Starring Michael Moriarty, Ricky Addison Reed, Samuel Fuller, Andrew Duggan, Evelyn Keyes, Jill Gatsby, June Havoc, Ronee Blakley, James Dixon, David Holbrook, Katja Crosby, Tara Reid
Directed by Larry Cohen
Expectations: Moderate. I’m interested, but I hear it’s dumb.
On the general scale:
On the B-movie scale:
A Return to Salem’s Lot is like the much trashier stepchild of Salem’s Lot, as the two stories are definitely not of the same lineage. This “sequel” to Salem’s Lot bears no resemblance in any way to the novel or the Tobe Hooper-directed TV adaptation, other than the name of the town and the fact that there are vampires around. No one mentions any of the previous film’s events or characters; even the foreboding representation of evil in the town, the Marsten House, is oddly missing. This would lead a viewer to believe that the companies behind A Return to Salem’s Lot didn’t own the rights to the novel or something, but in the end none of this really matters if you’re a B-Movie fan.
A Return to Salem’s Lot was directed by B-Movie legend Larry Cohen. My knowledge of his films is still rather sparse at best, but I can attest to the fact that what I have seen has been pure gold. His script for William Lustig’s classic Maniac Cop is superb, and his film The Stuff is the best film you’ll ever see about killer yogurt. A Return to Salem’s Lot is definitely not in that upper echelon of B-Movies, but I found more than enough to be intrigued and entertained by.

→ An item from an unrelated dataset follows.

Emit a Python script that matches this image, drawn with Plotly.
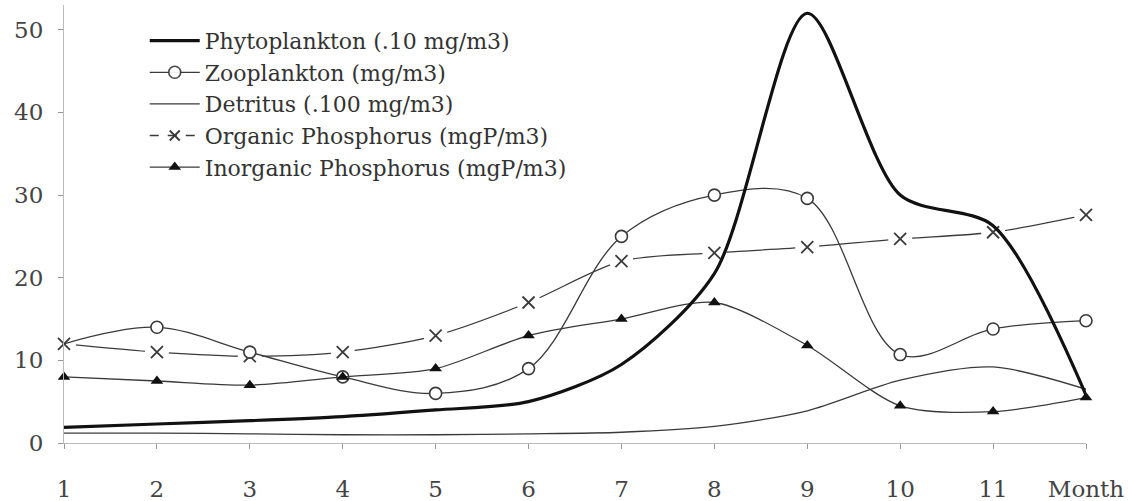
import plotly.graph_objects as go

months = [1, 2, 3, 4, 5, 6, 7, 8, 9, 10, 11, 12]
month_labels = ["1", "2", "3", "4", "5", "6", "7", "8", "9", "10", "11", "Month"]
phytoplankton = [1.9, 2.3, 2.7, 3.2, 4.0, 5.0, 9.5, 20.5, 52.0, 30.0, 26.3, 5.8]
zooplankton = [12.0, 14.0, 11.0, 8.0, 6.0, 9.0, 25.0, 30.0, 29.6, 10.7, 13.8, 14.8]
detritus = [1.2, 1.2, 1.1, 1.0, 1.0, 1.1, 1.3, 2.0, 3.9, 7.6, 9.2, 6.5]
organic_p = [12.0, 11.0, 10.5, 11.0, 13.0, 17.0, 22.0, 23.0, 23.7, 24.7, 25.5, 27.6]
inorganic_p = [8.0, 7.5, 7.0, 8.0, 9.0, 13.0, 15.0, 17.0, 11.8, 4.5, 3.8, 5.5]

names = ["Phytoplankton (.10 mg/m3)", "Zooplankton (mg/m3)", "Detritus (.100 mg/m3)",
         "Organic Phosphorus (mgP/m3)", "Inorganic Phosphorus (mgP/m3)"]

INK = "#3a3a3a"
FONT = "DejaVu Serif, Liberation Serif, serif"
fig = go.Figure()

# Organic phosphorus: line, white halos (gaps around markers), X markers
fig.add_trace(go.Scatter(x=months, y=organic_p, mode="lines", showlegend=False,
                         line=dict(color=INK, width=1.3, shape="spline", smoothing=0.8),
                         cliponaxis=False, hoverinfo="skip"))
fig.add_trace(go.Scatter(x=months, y=organic_p, mode="markers", showlegend=False,
                         marker=dict(symbol="circle", size=24, color="white", line=dict(width=0)),
                         cliponaxis=False, hoverinfo="skip"))
fig.add_trace(go.Scatter(x=months, y=organic_p, mode="markers", showlegend=False,
                         marker=dict(symbol="x-thin-open", size=12, color=INK, line=dict(width=1.8, color=INK)),
                         cliponaxis=False))

# Detritus
fig.add_trace(go.Scatter(x=months, y=detritus, mode="lines", name=names[2], legendrank=3,
                         line=dict(color=INK, width=1.3, shape="spline", smoothing=0.8),
                         cliponaxis=False))
# Zooplankton
fig.add_trace(go.Scatter(x=months, y=zooplankton, mode="lines+markers", name=names[1], legendrank=2,
                         line=dict(color=INK, width=1.3, shape="spline", smoothing=1.0),
                         marker=dict(symbol="circle", size=12, color="white",
                                     opacity=[0] + [1] * 11,
                                     line=dict(width=1.6, color=INK)),
                         cliponaxis=False))
# Inorganic phosphorus
fig.add_trace(go.Scatter(x=months, y=inorganic_p, mode="lines+markers", name=names[4], legendrank=5,
                         line=dict(color=INK, width=1.3, shape="spline", smoothing=0.8),
                         marker=dict(symbol="triangle-up", size=11, color="#111"),
                         cliponaxis=False))
# Phytoplankton
fig.add_trace(go.Scatter(x=months, y=phytoplankton, mode="lines", name=names[0], legendrank=1,
                         line=dict(color="#111", width=3.2, shape="spline", smoothing=0.8),
                         cliponaxis=False))
# legend entry for organic phosphorus
fig.add_trace(go.Scatter(x=[None], y=[None], mode="lines+markers", name=names[3], legendrank=4,
                         line=dict(color=INK, width=1.3, dash="dash"),
                         marker=dict(symbol="x-thin-open", size=10, line=dict(width=1.8, color=INK))))

fig.update_layout(
    width=1128, height=501,
    margin=dict(l=64, r=42, t=5, b=58, autoexpand=False),
    paper_bgcolor="white", plot_bgcolor="white",
    font=dict(family=FONT, size=23, color="#444"),
    legend=dict(x=0.079, y=0.966, xanchor="left", yanchor="top", bgcolor="rgba(0,0,0,0)",
                font=dict(family=FONT, size=22, color="#333"),
                tracegroupgap=0, itemwidth=50),
    xaxis=dict(range=[1, 12], tickvals=months, ticktext=month_labels, showgrid=False,
               zeroline=False, showline=True, linecolor="#bbbbbb", linewidth=1, automargin=False,
               ticks="outside", ticklen=5, tickcolor="#999", ticklabelstandoff=20,
               tickfont=dict(family=FONT, size=23, color="#444")),
    yaxis=dict(range=[0, 53], tickvals=[0, 10, 20, 30, 40, 50], showgrid=False,
               zeroline=False, showline=True, linecolor="#bbbbbb", linewidth=1, automargin=False,
               ticks="outside", ticklen=5, tickcolor="#999", ticklabelstandoff=10,
               tickfont=dict(family=FONT, size=23, color="#444")),
)

fig.write_html("out.html")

Joe Weber (Michael Moriarty) is an anthropologist on assignment across the world, documenting the violent religious practices of a jungle tribe. He’s doing some of the most important work of his life, but when he receives the call that his son is going off the deep end and needs his absentee father’s guidance, he begrudgingly gets on a plane to help out however he can. After picking up his punk kid, Joseph, they drive to an old house that Joe has recently inherited. The house is in… wait for it… Jerusalem’s Lot! Apparently, they changed the name back to its original full title after the name Salem’s Lot gained an evil connotation. But just changing the town’s name does not change those who live in the cursed township.
This is a great classic horror setup, but A Return to Salem’s Lot does not play out in such a manner. In a way, it’s similar to The Wicker Man, where our “normal” characters are thrust into a small town situation and forced into figuring out what’s going on around them. But in A Return to Salem’s Lot we know what’s going on immediately (because we’re an informed public) and the characters know pretty quickly as well. So what’s a mysterious horror film without the mystery? A horror comedy, that’s what! The comedy here isn’t nearly as pronounced as it is in Cohen’s The Stuff, but it’s there and it’s good. It is subtle enough for people to just think the movie is a poor attempt at horror, but it all seemed intentional and purposeful so I’m siding with “subtle horror comedy.”
And then there’s Sam Fuller. Even more so than Larry Cohen’s involvement, I was most interested in seeing Sam Fuller play a featured role as a Nazi hunter. You might think that a 75-year-old man shouldn’t be traipsing around hunting fugitive war criminals, but Fuller is a feisty, spry 75 in A Return to Salem’s Lot. The film is fun and interesting before he shows up, but his presence elevates the film to new heights. My love of Sam Fuller may be clouding my judgement a bit, but I think his charisma and raw energy would satisfy even someone who had no idea who he was. He brings his cigar-chomping persona on-screen perfectly, and watching him stake vampires through the heart with Michael Moriarty was an absolute blast. The story itself may not resemble Stephen King’s Salem’s Lot, but as the previous adaptation was largely missing the “going around town during the daytime and staking vampires” scenes, A Return to Salem’s Lot does realize some small bit of the novel in its own way.
A Return to Salem’s Lot is also rated R, so it gets to throw out all kinds of colorful cursing and fun gore. This also gets it a little closer to representing some of the novel’s flavor, but the extreme moments in the film (both in cursing and gore) have little of that unique King feel. That’s OK, as the film is able to put together a fair selection of hilarious, curse-filled lines and fun gore moments all its own. The budget is clearly limited, so many of the gore shots are quick and dirty, but these flashes of nasty go a long way.
A Return to Salem’s Lot isn’t that great when taken as a sequel to Salem’s Lot, but on its own it’s a fun vampire B-movie that offers a different take on the genre. But it does feel like a movie that is only going to resonate with a select group of people, so if you’re unsure I’d say you’re probably better off selecting something else. But fans of Larry Cohen, Michael Moriarty, Sam Fuller and B-Movies should find a lot to enjoy.